The electric automaker's losses extend last week's near 14-per cent decline as investigations of a fatal California crash and a Moody's credit downgrade weighed on the stock.

Health insurer Humana Inc's (HUM.N) shares closed up 4.4 per cent on news it was in talks with Walmart to expand their partnership or possibly be acquired by the retailer . Walmart (WMT.N) stock fell 3.8 per cent.

U.S. Treasury yields fell to two-month lows as investors fled sliding stocks for safety ahead of Friday's closely watched jobs report.

Declining issues outnumbered advancing ones on the NYSE by a 4.17-to-1 ratio; on Nasdaq, a 4.14-to-1 ratio favored decliners.

Volume on U.S. exchanges was 7.71 billion shares, compared to the 7.29 billion average over the last 20 trading days.

CANADIAN STOCKS

Canada's main stock index fell on Monday, led by energy and financial shares, as oil prices tumbled and investors worried about an escalating trade war between the United States and China.

The Toronto Stock Exchange's S&P/TSX composite index, which fell 5.2 per cent in the first quarter, closed down 153.84 points, or 1.0 per cent, at 15,213.45.

Losses for the index came as U.S. stocks plunged. Investors on Wall Street fled technology shares amid resurging trade worries.

China raised tariffs by up to 25 per cent on U.S. products, in response to U.S. duties on aluminum and steel imports.

Eight of the index's 10 main groups ended lower.

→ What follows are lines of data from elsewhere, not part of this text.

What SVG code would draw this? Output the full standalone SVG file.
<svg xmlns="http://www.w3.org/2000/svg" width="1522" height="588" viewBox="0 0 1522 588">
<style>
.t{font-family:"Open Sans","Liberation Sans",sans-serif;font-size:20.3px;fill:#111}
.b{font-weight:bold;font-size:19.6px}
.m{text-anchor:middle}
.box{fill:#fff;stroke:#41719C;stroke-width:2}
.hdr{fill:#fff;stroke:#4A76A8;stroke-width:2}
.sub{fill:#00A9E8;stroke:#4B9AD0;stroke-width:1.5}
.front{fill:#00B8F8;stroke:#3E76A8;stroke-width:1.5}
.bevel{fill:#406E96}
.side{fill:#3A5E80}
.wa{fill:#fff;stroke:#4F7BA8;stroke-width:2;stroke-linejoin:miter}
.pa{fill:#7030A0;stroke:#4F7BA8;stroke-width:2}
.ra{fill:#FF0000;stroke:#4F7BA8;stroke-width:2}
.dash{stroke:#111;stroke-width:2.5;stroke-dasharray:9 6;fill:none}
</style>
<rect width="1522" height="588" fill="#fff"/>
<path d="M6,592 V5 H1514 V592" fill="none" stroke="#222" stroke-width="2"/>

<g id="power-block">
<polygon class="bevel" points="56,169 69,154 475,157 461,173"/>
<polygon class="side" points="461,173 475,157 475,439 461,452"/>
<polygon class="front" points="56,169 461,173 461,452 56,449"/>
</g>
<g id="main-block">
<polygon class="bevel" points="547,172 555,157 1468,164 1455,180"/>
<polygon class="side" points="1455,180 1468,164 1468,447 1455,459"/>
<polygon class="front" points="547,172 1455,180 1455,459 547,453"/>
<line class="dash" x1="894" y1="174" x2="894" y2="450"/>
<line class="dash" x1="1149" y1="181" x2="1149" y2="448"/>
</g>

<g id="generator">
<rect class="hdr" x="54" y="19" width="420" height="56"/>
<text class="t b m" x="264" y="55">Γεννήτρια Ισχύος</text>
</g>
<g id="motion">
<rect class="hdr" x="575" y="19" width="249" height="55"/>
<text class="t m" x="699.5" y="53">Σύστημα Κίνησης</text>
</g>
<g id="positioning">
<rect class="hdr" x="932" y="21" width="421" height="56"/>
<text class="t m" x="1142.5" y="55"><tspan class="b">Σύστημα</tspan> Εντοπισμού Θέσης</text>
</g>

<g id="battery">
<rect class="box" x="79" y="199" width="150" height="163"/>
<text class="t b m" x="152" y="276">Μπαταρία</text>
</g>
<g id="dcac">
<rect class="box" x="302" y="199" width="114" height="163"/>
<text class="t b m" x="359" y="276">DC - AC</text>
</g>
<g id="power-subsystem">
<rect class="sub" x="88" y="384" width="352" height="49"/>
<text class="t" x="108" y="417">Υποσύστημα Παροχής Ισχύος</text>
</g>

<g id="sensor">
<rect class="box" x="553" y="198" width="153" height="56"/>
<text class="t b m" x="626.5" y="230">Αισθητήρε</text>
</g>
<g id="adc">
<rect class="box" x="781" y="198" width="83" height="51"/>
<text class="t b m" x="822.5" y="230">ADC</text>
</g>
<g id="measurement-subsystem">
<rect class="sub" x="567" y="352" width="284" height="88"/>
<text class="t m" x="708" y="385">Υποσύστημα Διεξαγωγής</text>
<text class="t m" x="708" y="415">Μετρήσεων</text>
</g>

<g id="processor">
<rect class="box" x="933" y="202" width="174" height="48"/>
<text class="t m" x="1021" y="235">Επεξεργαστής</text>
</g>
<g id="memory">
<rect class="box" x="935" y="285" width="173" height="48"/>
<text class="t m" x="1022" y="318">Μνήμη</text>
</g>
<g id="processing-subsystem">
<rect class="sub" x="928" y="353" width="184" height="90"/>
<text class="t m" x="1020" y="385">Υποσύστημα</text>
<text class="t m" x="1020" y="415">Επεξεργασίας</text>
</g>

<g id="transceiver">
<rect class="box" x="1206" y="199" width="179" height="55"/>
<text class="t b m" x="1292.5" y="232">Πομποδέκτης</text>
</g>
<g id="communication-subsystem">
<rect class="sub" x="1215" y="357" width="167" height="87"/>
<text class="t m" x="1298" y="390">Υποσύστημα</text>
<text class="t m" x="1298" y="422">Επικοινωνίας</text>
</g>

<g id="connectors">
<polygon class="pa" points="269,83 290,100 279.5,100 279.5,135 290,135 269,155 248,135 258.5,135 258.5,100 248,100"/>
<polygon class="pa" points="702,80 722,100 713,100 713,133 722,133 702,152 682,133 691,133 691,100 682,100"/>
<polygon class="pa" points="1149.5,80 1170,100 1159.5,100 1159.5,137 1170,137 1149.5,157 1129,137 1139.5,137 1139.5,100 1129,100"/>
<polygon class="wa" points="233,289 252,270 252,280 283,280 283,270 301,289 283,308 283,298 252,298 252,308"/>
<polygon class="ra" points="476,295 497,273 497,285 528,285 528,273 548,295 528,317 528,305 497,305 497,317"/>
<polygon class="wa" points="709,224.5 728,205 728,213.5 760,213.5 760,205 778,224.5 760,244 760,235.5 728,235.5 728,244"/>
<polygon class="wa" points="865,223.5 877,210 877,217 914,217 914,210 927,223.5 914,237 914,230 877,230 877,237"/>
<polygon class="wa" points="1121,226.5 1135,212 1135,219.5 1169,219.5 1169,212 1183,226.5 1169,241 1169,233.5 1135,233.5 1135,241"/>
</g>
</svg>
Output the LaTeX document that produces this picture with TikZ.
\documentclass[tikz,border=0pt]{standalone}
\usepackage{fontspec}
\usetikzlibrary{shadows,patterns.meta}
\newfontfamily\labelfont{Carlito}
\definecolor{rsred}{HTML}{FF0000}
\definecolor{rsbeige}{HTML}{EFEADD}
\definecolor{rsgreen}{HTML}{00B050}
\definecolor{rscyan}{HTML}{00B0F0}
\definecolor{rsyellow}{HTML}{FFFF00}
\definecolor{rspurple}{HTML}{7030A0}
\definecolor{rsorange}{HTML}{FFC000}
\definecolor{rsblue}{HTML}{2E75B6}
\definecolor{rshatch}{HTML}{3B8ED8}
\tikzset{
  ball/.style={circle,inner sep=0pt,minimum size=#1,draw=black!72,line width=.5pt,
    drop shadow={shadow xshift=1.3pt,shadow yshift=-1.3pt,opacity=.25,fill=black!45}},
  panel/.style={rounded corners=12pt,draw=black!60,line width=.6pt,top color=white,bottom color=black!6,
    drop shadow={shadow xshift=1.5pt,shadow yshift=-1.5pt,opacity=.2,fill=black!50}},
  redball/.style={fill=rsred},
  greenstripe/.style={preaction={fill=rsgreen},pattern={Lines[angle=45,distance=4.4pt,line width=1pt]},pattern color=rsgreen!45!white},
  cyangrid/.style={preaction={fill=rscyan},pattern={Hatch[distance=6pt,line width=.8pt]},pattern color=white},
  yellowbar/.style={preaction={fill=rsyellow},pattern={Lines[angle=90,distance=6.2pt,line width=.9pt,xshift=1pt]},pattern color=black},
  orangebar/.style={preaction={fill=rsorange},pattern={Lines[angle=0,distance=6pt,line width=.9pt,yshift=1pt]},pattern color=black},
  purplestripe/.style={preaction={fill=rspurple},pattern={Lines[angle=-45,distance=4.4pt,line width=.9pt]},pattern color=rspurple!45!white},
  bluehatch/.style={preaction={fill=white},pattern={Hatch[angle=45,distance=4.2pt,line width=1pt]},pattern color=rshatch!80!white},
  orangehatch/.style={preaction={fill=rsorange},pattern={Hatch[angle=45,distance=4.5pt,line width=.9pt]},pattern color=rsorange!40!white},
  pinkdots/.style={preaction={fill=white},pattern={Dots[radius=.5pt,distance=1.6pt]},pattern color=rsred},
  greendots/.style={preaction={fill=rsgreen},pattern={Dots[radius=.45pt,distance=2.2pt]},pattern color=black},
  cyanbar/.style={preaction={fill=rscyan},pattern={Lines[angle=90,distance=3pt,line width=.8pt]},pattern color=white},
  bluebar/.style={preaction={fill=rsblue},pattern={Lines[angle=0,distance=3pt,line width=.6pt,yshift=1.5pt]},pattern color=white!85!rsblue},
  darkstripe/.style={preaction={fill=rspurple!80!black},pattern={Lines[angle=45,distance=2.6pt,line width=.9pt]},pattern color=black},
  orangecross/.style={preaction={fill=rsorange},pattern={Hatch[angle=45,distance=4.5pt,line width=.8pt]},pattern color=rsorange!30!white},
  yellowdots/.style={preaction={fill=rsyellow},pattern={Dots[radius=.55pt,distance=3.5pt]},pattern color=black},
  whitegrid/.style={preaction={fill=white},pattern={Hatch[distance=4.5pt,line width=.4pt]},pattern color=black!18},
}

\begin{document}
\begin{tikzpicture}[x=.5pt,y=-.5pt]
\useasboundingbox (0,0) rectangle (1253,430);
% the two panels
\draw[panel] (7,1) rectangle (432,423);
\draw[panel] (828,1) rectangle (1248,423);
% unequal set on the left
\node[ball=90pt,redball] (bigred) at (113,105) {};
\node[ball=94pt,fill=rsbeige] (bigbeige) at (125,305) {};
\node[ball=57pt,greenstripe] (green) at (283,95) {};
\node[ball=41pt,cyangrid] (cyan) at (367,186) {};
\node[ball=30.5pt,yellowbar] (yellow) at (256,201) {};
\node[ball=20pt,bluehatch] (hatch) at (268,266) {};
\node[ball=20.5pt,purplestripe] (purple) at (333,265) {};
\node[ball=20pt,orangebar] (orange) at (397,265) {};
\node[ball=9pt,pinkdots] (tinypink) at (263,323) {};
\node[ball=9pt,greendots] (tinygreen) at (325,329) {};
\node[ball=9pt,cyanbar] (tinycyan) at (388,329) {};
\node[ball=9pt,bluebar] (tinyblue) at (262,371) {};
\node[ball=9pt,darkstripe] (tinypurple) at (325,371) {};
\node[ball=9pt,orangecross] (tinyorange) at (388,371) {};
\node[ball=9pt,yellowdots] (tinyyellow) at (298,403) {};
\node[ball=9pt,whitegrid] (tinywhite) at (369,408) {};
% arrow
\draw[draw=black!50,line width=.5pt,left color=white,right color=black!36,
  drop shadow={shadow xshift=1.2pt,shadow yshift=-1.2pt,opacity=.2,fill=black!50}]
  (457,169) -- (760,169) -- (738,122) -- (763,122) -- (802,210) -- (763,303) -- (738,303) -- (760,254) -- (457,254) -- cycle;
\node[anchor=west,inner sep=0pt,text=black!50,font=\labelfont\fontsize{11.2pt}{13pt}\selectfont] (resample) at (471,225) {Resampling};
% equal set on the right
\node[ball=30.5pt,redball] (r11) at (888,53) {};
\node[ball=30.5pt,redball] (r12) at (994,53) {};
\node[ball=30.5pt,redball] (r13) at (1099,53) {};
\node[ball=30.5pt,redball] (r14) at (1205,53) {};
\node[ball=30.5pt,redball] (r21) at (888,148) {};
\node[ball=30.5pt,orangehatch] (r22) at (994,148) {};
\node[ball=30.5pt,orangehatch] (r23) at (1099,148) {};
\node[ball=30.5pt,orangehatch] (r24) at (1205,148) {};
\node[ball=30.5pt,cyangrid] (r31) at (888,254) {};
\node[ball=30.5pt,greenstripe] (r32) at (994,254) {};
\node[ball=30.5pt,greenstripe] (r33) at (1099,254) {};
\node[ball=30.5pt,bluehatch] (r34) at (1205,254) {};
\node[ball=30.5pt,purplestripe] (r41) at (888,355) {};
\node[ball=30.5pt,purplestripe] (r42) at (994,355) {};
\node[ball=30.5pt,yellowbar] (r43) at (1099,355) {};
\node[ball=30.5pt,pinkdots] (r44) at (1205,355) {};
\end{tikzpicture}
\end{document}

The energy group fell 2.2 per cent as crude oil prices slumped. U.S. crude oil futures settled nearly 3 per cent lower at US$63.01 a barrel.

Financials declined 0.9 per cent and information technology retreated 1.7 per cent.

The largest percentage gainer on the index was Transcontinental Inc (TCLa.TO), which rose 9.7 per cent, while the largest decliner was Prometic Life Sciences Inc (PLI.TO), down 15.9 per cent.

Gold futures benefited from demand for safe haven assets, rising 1.3 per cent to US$1,340.2 an ounce.

The materials group, which includes precious and base metals miners and fertilizer companies, added 0.1 per cent.

The TSX posted four new 52-week highs and 10 new lows.